- By Brandon Wikman
There’s nothing that refreshes a memory better than an actual photographic print. I love taking pictures of my prized animals for several reasons. A snapshot can be tossed around and showcased to friends or family. Some photos can be sent to magazines and newspapers running their annual “Big Buck Contests.” My favorite reason to take pictures is simple. I just love looking at them! Whether they’re placed into a fancy frame, tossed into an album, or filed into a heaping pile of family photos, pictures truly do say a thousand words.

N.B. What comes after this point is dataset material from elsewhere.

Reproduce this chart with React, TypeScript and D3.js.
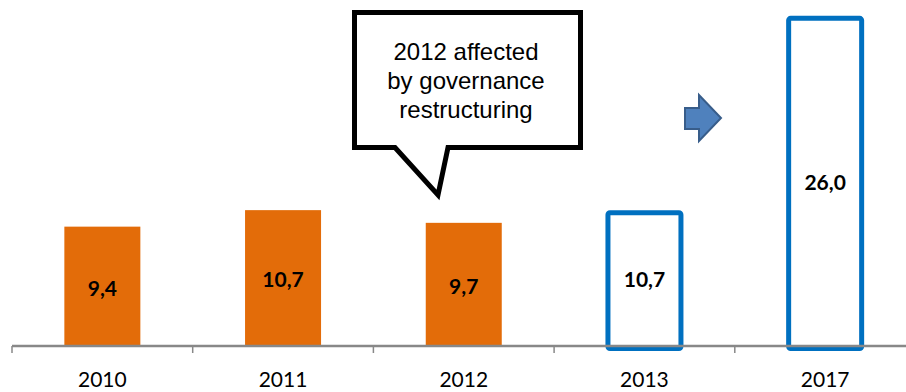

I’ve included three basic photo-taking principles that I abide by. These are general rules that many other outdoor writers and photographers follow. Below you will find three different ways how not to take a picture of your wild game.
- The ‘Terrible’ Tailgate
I’ve always been known to be the guy who’d hop on the tailgate of my truck and have a pal snap a few quick pictures of me wrestling my deer into frame. Not only did it look gaudy, but truly juvenile. After getting older and more mature, I felt that I needed to show more respect for the animal. The pictures taken from the back of a truck aren’t as glamorous as placing the animal in the natural setting of where it was harvested.
Take time to prop the animal into a bedding position overlooking a hillside, river, or pasture. This will give you a fond memory and feel for how the hunt unraveled. I know that you’ll appreciate the photos for years to come by captivating the true feelings of the outdoors.
- The ‘Bloody’ Buck
I’ve hunted for ten years and have been blessed to wrap my hands around a few sets of charming antler. I still acquire a sour feeling when I see a photo of a deer smeared in red. The outcome of killing an animal can be a bloody mess, but there is no reason to exemplify the gruesomeness.
I always carry a set of paper towels with me to cleanly wipe away excess blood on the face and chest of an animal. Imagine the feeling an anti-hunting group would have. It would only add more fuel to the fire. It’s important to take all necessary precautions to treat your kill with the utmost respect and do it by taking care of it. Treating your kill with honor speaks volumes for not only you, but also the entire hunting community.
- The Deer Rider
Deer are meant for showcasing, not riding. I’ve had several friends that have been caught on camera sitting on the back of a buck, cranking its antlers back and smiling cheerfully. These types of poses look very unprofessional and beg for a good chuckle. Typically you saddle up a horse, not a whitetail.
There are several alternative ways to take quality photos with your deer, hopping on its back isn’t one of them.
I’ve learned that placing deer in a bedding position for pictures is the most eye-catching. Tuck the animal’s legs underneath its belly and sit or kneel behind the animal. Lift up his head by muscling up one side of the antler. You can pose him anyway you’d like. I prefer facing the buck’s nose directly at the camera. Now smile big!
Taking quality field photos can swallow a little time and effort. They require a slight bit of planning and creativity. I consider it all a part of the hunting experience. You invest thousands of dollars in purchasing hunting equipment; spend countless hours in stand, and now its time to celebrate your accomplishment! Ask yourself, what are a couple more hours to ensure that you’ll have a stellar photo to share with family, friends, and hunting partners for the rest of your life.